#19 Livro de receitas

Carolina Bataier
Diário do fim do mundo
2 min readOct 11, 2020

Cozinhei pela primeira vez um peixe inteiro, desses que a gente faz no forno. Fiquei na dúvida se cortava ou não a cabeça, cortava ou não o rabo, se temperava só por fora ou por dentro também, pensei em ligar pra alguém, em procurar na internet.

Fiz do meu jeito e ficou ótimo. Não passo a receita porque foi improviso, posso dizer os ingredientes e você faz o seu.

Outro dia, numa peça de teatro, o ator falou: não sigo receitas e, por isso, cada prato meu é único. É esse meu estilo, eu pensei, e guardei comigo aquelas palavras. Às vezes dá certo.

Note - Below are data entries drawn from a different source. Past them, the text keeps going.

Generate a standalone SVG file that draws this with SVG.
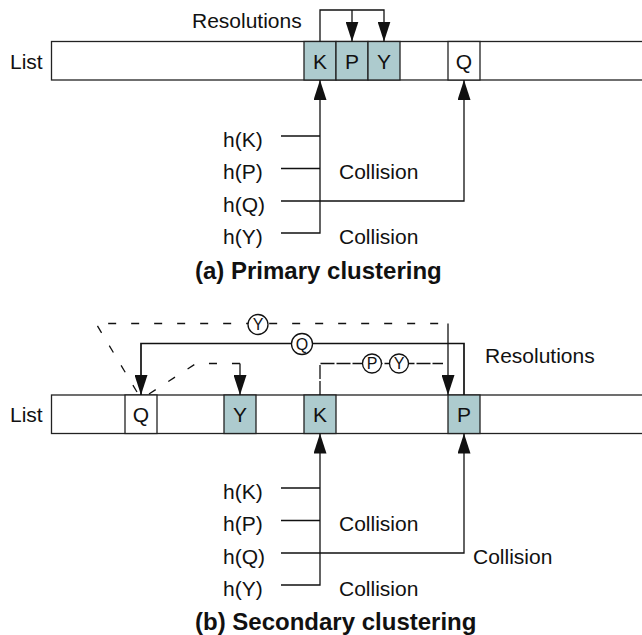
<svg xmlns="http://www.w3.org/2000/svg" width="642" height="635" viewBox="0 0 642 635">
<style>
text{font-family:"Liberation Sans",Arial,Helvetica,sans-serif;fill:#111}
.lbl{font-size:21px}
.cell{font-size:21px;text-anchor:middle}
.cap{font-size:24px;font-weight:bold}
.circ{font-size:16px;text-anchor:middle}
.box{fill:#fff;stroke:#222;stroke-width:1.3}
.hl{fill:#adcbce;stroke:#222;stroke-width:1.3}
.ln{fill:none;stroke:#111;stroke-width:1.3}
.lnb{fill:none;stroke:#111;stroke-width:1.7}
.dash{fill:none;stroke:#111;stroke-width:1.3;stroke-dasharray:8 15}
.ldash{fill:none;stroke:#111;stroke-width:1.3;stroke-dasharray:14 2}
.cc{fill:#fff;stroke:#111;stroke-width:1.3}
</style>
<defs>
<marker id="arr" viewBox="0 -6.5 20 13" refX="20" refY="0" markerWidth="20" markerHeight="13" markerUnits="userSpaceOnUse" orient="auto">
<path d="M0,-6.5 L20,0 L0,6.5 z" fill="#111"/>
</marker>
</defs>

<!-- (a) Primary clustering -->
<g id="a-list">
<text class="lbl" x="10" y="69">List</text>
<rect class="box" x="51.5" y="41.5" width="600" height="38.5"/>
</g>
<g id="a-K"><rect class="hl" x="304" y="41.5" width="32" height="38.5"/><text class="cell" x="320" y="68.5">K</text></g>
<g id="a-P"><rect class="hl" x="336" y="41.5" width="32" height="38.5"/><text class="cell" x="352" y="68.5">P</text></g>
<g id="a-Y"><rect class="hl" x="368" y="41.5" width="32" height="38.5"/><text class="cell" x="384" y="68.5">Y</text></g>
<g id="a-Q"><rect class="box" x="448" y="41.5" width="32" height="38.5"/><text class="cell" x="464" y="68.5">Q</text></g>
<g id="a-labels">
<text class="lbl" x="192" y="28">Resolutions</text>
<text class="lbl" x="223" y="146.5">h(K)</text>
<text class="lbl" x="223" y="179">h(P)</text>
<text class="lbl" x="223" y="211.5">h(Q)</text>
<text class="lbl" x="223" y="243.5">h(Y)</text>
<text class="lbl" x="339" y="179">Collision</text>
<text class="lbl" x="339" y="243.5">Collision</text>
<text class="cap" x="195" y="279">(a) Primary clustering</text>
</g>
<g id="a-connectors">
<path class="ln" d="M320,41.5 V10 H384 V41.5" marker-end="url(#arr)"/>
<path class="ln" d="M352,10 V41.5" marker-end="url(#arr)"/>
<path class="ln" d="M281,136 H320"/>
<path class="ln" d="M281,168.5 H320"/>
<path class="ln" d="M281,233 H320 V80" marker-end="url(#arr)"/>
<path class="ln" d="M281,201 H464 V80" marker-end="url(#arr)"/>
</g>

<!-- (b) Secondary clustering -->
<g id="b-list">
<text class="lbl" x="10" y="422">List</text>
<rect class="box" x="51.5" y="395" width="600" height="38.5"/>
</g>
<g id="b-Q"><rect class="box" x="125" y="395" width="32" height="38.5"/><text class="cell" x="141" y="422">Q</text></g>
<g id="b-Y"><rect class="hl" x="224" y="395" width="32" height="38.5"/><text class="cell" x="240" y="422">Y</text></g>
<g id="b-K"><rect class="hl" x="304" y="395" width="32" height="38.5"/><text class="cell" x="320" y="422">K</text></g>
<g id="b-P"><rect class="hl" x="448" y="395" width="32" height="38.5"/><text class="cell" x="464" y="422">P</text></g>
<g id="b-labels">
<text class="lbl" x="485" y="363">Resolutions</text>
<text class="lbl" x="223" y="498.5">h(K)</text>
<text class="lbl" x="223" y="531">h(P)</text>
<text class="lbl" x="223" y="563.5">h(Q)</text>
<text class="lbl" x="223" y="595.5">h(Y)</text>
<text class="lbl" x="339" y="531">Collision</text>
<text class="lbl" x="473" y="563.5">Collision</text>
<text class="lbl" x="339" y="595.5">Collision</text>
<text class="cap" x="195" y="630">(b) Secondary clustering</text>
</g>
<g id="b-connectors">
<path class="ln" d="M281,488 H320"/>
<path class="ln" d="M281,520.5 H320"/>
<path class="ln" d="M281,585 H320 V433.5" marker-end="url(#arr)"/>
<path class="ln" d="M281,553 H464 V433.5" marker-end="url(#arr)"/>
<path class="dash" d="M137,392 L96,323.5 H448"/>
<path class="ln" d="M448,323.5 V395" marker-end="url(#arr)"/>
<path class="lnb" d="M464,395 V343.5 H141 V395" marker-end="url(#arr)"/>
<path class="ldash" d="M320,395 V363.5 H443"/>
<path class="dash" d="M149,394 L196,363.5 H240"/>
<path class="ln" d="M240,363.5 V395" marker-end="url(#arr)"/>
</g>
<g id="b-tags">
<circle class="cc" cx="258" cy="324.5" r="10"/><text class="circ" x="258" y="330.3">Y</text>
<circle class="cc" cx="302" cy="344" r="10.5"/><text class="circ" x="302" y="349.8">Q</text>
<circle class="cc" cx="372" cy="363.5" r="9.5"/><text class="circ" x="372" y="369.3">P</text>
<circle class="cc" cx="399" cy="363.5" r="9.5"/><text class="circ" x="399" y="369.3">Y</text>
</g>
</svg>
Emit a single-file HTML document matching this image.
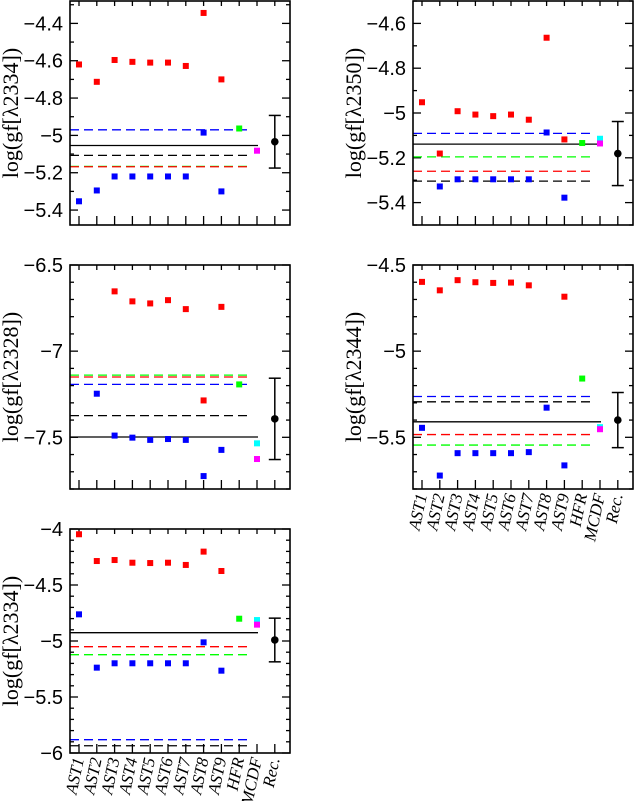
<!DOCTYPE html>
<html><head><meta charset="utf-8"><style>
html,body{margin:0;padding:0;background:#fff;}
svg{display:block;}
</style></head><body>
<svg id="chart" width="634" height="801" viewBox="0 0 634 801" xmlns="http://www.w3.org/2000/svg"></svg>
<script>
const categories = ["AST1","AST2","AST3","AST4","AST5","AST6","AST7","AST8","AST9","HFR","MCDF","Rec."];
// panel 1: λ2334
const p1Red  = [-4.62,-4.713,-4.596,-4.606,-4.61,-4.61,-4.628,-4.344,-4.70];
const p1Blue = [-5.353,-5.295,-5.22,-5.22,-5.22,-5.22,-5.22,-4.985,-5.30];
const p1Hfr = -4.963, p1Cyan = null, p1Mag = -5.082;
const p1Rec = -5.034, p1Err = 0.141;
const p1Lines = {blueDash:-4.97, solid:-5.054, blackDash:-5.107, greenDash:-5.166, redDash:-5.168};
// panel 2: λ2350
const p2Red  = [-4.952,-5.181,-4.992,-5.007,-5.014,-5.007,-5.03,-4.664,-5.118];
const p2Blue = [null,-5.328,-5.296,-5.296,-5.296,-5.296,-5.296,-5.087,-5.378];
const p2Hfr = -5.134, p2Cyan = -5.115, p2Mag = -5.136;
const p2Rec = -5.181, p2Err = 0.143;
const p2Lines = {blueDash:-5.091, solid:-5.139, greenDash:-5.196, redDash:-5.26, blackDash:-5.304};
// panel 3: λ2328
const p3Red  = [null,null,-6.653,-6.711,-6.723,-6.704,-6.756,-7.286,-6.743];
const p3Blue = [null,-7.247,-7.49,-7.502,-7.515,-7.51,-7.515,-7.725,-7.573];
const p3Hfr = -7.193, p3Cyan = -7.535, p3Mag = -7.626;
const p3Rec = -7.393, p3Err = 0.236;
const p3Lines = {greenDash:-7.139, redDash:-7.15, blueDash:-7.193, blackDash:-7.374, solid:-7.498};
// panel 4: λ2344
const p4Red  = [-4.598,-4.647,-4.588,-4.6,-4.604,-4.602,-4.618,null,-4.684];
const p4Blue = [-5.445,-5.722,-5.592,-5.592,-5.592,-5.592,-5.586,-5.328,-5.663];
const p4Hfr = -5.159, p4Cyan = -5.441, p4Mag = -5.453;
const p4Rec = -5.4, p4Err = 0.16;
const p4Lines = {blueDash:-5.263, blackDash:-5.294, solid:-5.41, redDash:-5.484, greenDash:-5.545};
// panel 5: λ2334
const p5Red  = [-4.047,-4.286,-4.277,-4.301,-4.304,-4.301,-4.321,-4.202,-4.375];
const p5Blue = [-4.762,-5.238,-5.199,-5.199,-5.199,-5.199,-5.199,-5.012,-5.265];
const p5Hfr = -4.801, p5Cyan = -4.813, p5Mag = -4.854;
const p5Rec = -4.991, p5Err = 0.195;
const p5Lines = {solid:-4.926, redDash:-5.051, greenDash:-5.122, blueDash:-5.881, blackDash:-5.935};
const p1Ticks = [-4.4,-4.6,-4.8,-5,-5.2,-5.4];
const p2Ticks = [-4.6,-4.8,-5,-5.2,-5.4];
const p3Ticks = [-6.5,-7,-7.5];
const p4Ticks = [-4.5,-5,-5.5];
const p5Ticks = [-4,-4.5,-5,-5.5,-6];

const NS="http://www.w3.org/2000/svg";
const svg=document.getElementById('chart');
function mk(tag,attrs,parent){const e=document.createElementNS(NS,tag);for(const k in attrs)e.setAttribute(k,attrs[k]);(parent||svg).appendChild(e);return e;}
const W=220,H=224;
const panels=[
 {name:'panel-2334-top',x:70,y:1,ymin:-5.48,ymax:-4.28,red:p1Red,blue:p1Blue,hfr:p1Hfr,cyan:p1Cyan,mag:p1Mag,rec:p1Rec,err:p1Err,lines:p1Lines,ticks:p1Ticks,minor:0.1,title:'log(gf[λ2334])',xl:false},
 {name:'panel-2350',x:413,y:1,ymin:-5.5,ymax:-4.5,red:p2Red,blue:p2Blue,hfr:p2Hfr,cyan:p2Cyan,mag:p2Mag,rec:p2Rec,err:p2Err,lines:p2Lines,ticks:p2Ticks,minor:0.1,title:'log(gf[λ2350])',xl:false},
 {name:'panel-2328',x:70,y:265,ymin:-7.8,ymax:-6.5,red:p3Red,blue:p3Blue,hfr:p3Hfr,cyan:p3Cyan,mag:p3Mag,rec:p3Rec,err:p3Err,lines:p3Lines,ticks:p3Ticks,minor:0.1,title:'log(gf[λ2328])',xl:false},
 {name:'panel-2344',x:413,y:265,ymin:-5.8,ymax:-4.5,red:p4Red,blue:p4Blue,hfr:p4Hfr,cyan:p4Cyan,mag:p4Mag,rec:p4Rec,err:p4Err,lines:p4Lines,ticks:p4Ticks,minor:0.1,title:'log(gf[λ2344])',xl:true},
 {name:'panel-2334-bottom',x:70,y:529,ymin:-6,ymax:-4,red:p5Red,blue:p5Blue,hfr:p5Hfr,cyan:p5Cyan,mag:p5Mag,rec:p5Rec,err:p5Err,lines:p5Lines,ticks:p5Ticks,minor:0.1,title:'log(gf[λ2334])',xl:true}
];
const lineStyles={solid:['#000',null],blackDash:['#000','9,5'],blueDash:['#0000ff','9,5'],redDash:['#ff0000','9,5'],greenDash:['#00ff00','9,5']};
panels.forEach(p=>{
 const g=mk('g',{});
 
 
 const ys=v=>p.y+(p.ymax-v)/(p.ymax-p.ymin)*H;
 const xs=i=>p.x+9+i*17.8;
 const start=Math.ceil(p.ymin/p.minor-1e-6);
 for(let k=start;k*p.minor<=p.ymax+1e-9;k++){
  const v=k*p.minor, yy=ys(v);
  const major=p.ticks.some(t=>Math.abs(t-v)<1e-6);
  const L=major?8:4;
  mk('line',{x1:p.x,x2:p.x+L,y1:yy,y2:yy,stroke:'#000','stroke-width':1.3},g);
  mk('line',{x1:p.x+W,x2:p.x+W-L,y1:yy,y2:yy,stroke:'#000','stroke-width':1.3},g);
 }
 p.ticks.forEach(t=>{
  const tx=mk('text',{x:p.x-7,y:ys(t)+7,'text-anchor':'end','font-family':'Liberation Sans, sans-serif','font-size':20,fill:'#000'},g);
  
  
  tx.textContent=(t<0?'−':'')+String(Math.abs(t));
 });
 categories.forEach((c,i)=>{
  mk('line',{x1:xs(i),x2:xs(i),y1:p.y,y2:p.y+5,stroke:'#000','stroke-width':1.3},g);
  mk('line',{x1:xs(i),x2:xs(i),y1:p.y+H,y2:p.y+H-9,stroke:'#000','stroke-width':1.3},g);
  if(p.xl){
   const t=mk('text',{x:xs(i)+5,y:p.y+H+6,'text-anchor':'end','font-family':'Liberation Serif, serif','font-style':'italic','font-size':17,transform:`rotate(-78 ${xs(i)+5} ${p.y+H+6})`},g);
   
   
   t.textContent=c;
  }
 });
 for(const k in p.lines){
  const [col,dash]=lineStyles[k];
  const ln=mk('line',{x1:p.x,x2:p.x+(dash?182:188),y1:ys(p.lines[k]),y2:ys(p.lines[k]),stroke:col,'stroke-width':1.3},g);
  if(dash) ln.setAttribute('stroke-dasharray',dash);
  
  
 }
 const sq=(i,v,col,nm)=>{if(v===null||v===undefined)return;const r=mk('rect',{x:xs(i)-3,y:ys(v)-3,width:6,height:6,fill:col},g);
  
  };
 p.red.forEach((v,i)=>sq(i,v,'#ff0000','red-point'));
 p.blue.forEach((v,i)=>sq(i,v,'#0000ff','blue-point'));
 sq(9,p.hfr,'#00ff00','hfr-point');
 sq(10,p.cyan,'#00ffff','mcdf-cyan-point');
 sq(10,p.mag,'#ff00ff','mcdf-magenta-point');
 const rx=xs(11);
 const eb=mk('g',{},g);
 
 
 mk('line',{x1:rx,x2:rx,y1:ys(p.rec+p.err),y2:ys(p.rec-p.err),stroke:'#000','stroke-width':1.5},eb);
 mk('line',{x1:rx-6,x2:rx+6,y1:ys(p.rec+p.err),y2:ys(p.rec+p.err),stroke:'#000','stroke-width':1.5},eb);
 mk('line',{x1:rx-6,x2:rx+6,y1:ys(p.rec-p.err),y2:ys(p.rec-p.err),stroke:'#000','stroke-width':1.5},eb);
 mk('circle',{cx:rx,cy:ys(p.rec),r:3.8,fill:'#000'},eb);
 const fr=mk('rect',{x:p.x,y:p.y,width:W,height:H,fill:'none',stroke:'#000','stroke-width':1.6},g);
 
 
 const cy=p.y+H/2, tx=p.x-52;
 const tt=mk('text',{x:tx,y:cy,'text-anchor':'middle','font-family':'Liberation Serif, serif','font-size':22,transform:`rotate(-90 ${tx} ${cy})`},g);
 
 
 tt.textContent=p.title;
});
</script>
</body></html>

Hoje, tomando açaí e dançando in between days, pensei que talvez tenha finalmente esgotado as possibilidades de ser eu. Tantas combinações entre quatro paredes e sete meses. Yoga, meditação, bambolê, malabares. Teve a fase do chocolate todo dia, a cerveja, o suco pelas manhãs, doce de leite, guacamole, pão de queijo, todos os delivery da cidade.

Dois ciclos de meditação, pole dance, corrida na rua, bicicleta no fim de tarde e alongamento na praia. Curso de escrita, de leitura, de dança. Live com amigos, contos, plantas, gatos, incensos, livros, novas almofadas e todas as possibilidades de coexistência desses fatores. Cerveja depois da meditação, alongamento de pijama, funk e incenso no chuveiro, faxina ao som de sertanejo, malabares no quintal, pôr do sol de cima do banquinho do jardim onde eu nunca havia estado, uma tarde inteira de choro rasgado e sem aviso prévio, umas lágrimas murchas arrancadas com música, acordar de madrugada sonhando que uma igreja velha desabava sobre minha cabeça, boas noite de sono.

Mudei a posição de dormir, mudei os móveis da casa, comecei terapia. Outro artista me falou que o contrário da vida não é a morte, mas a falta de movimento e isso eu também guardei.

Hoje, chegou mais um livro pelos Correios, abri e estava lá:

O sertão não tem janelas, nem portas. E a regra é assim: ou o Senhor Bendito governa o sertão, ou o sertão maldito vos governa.

É do Guimarães Rosa, o mesmo que disse: sertão é dentro da gente.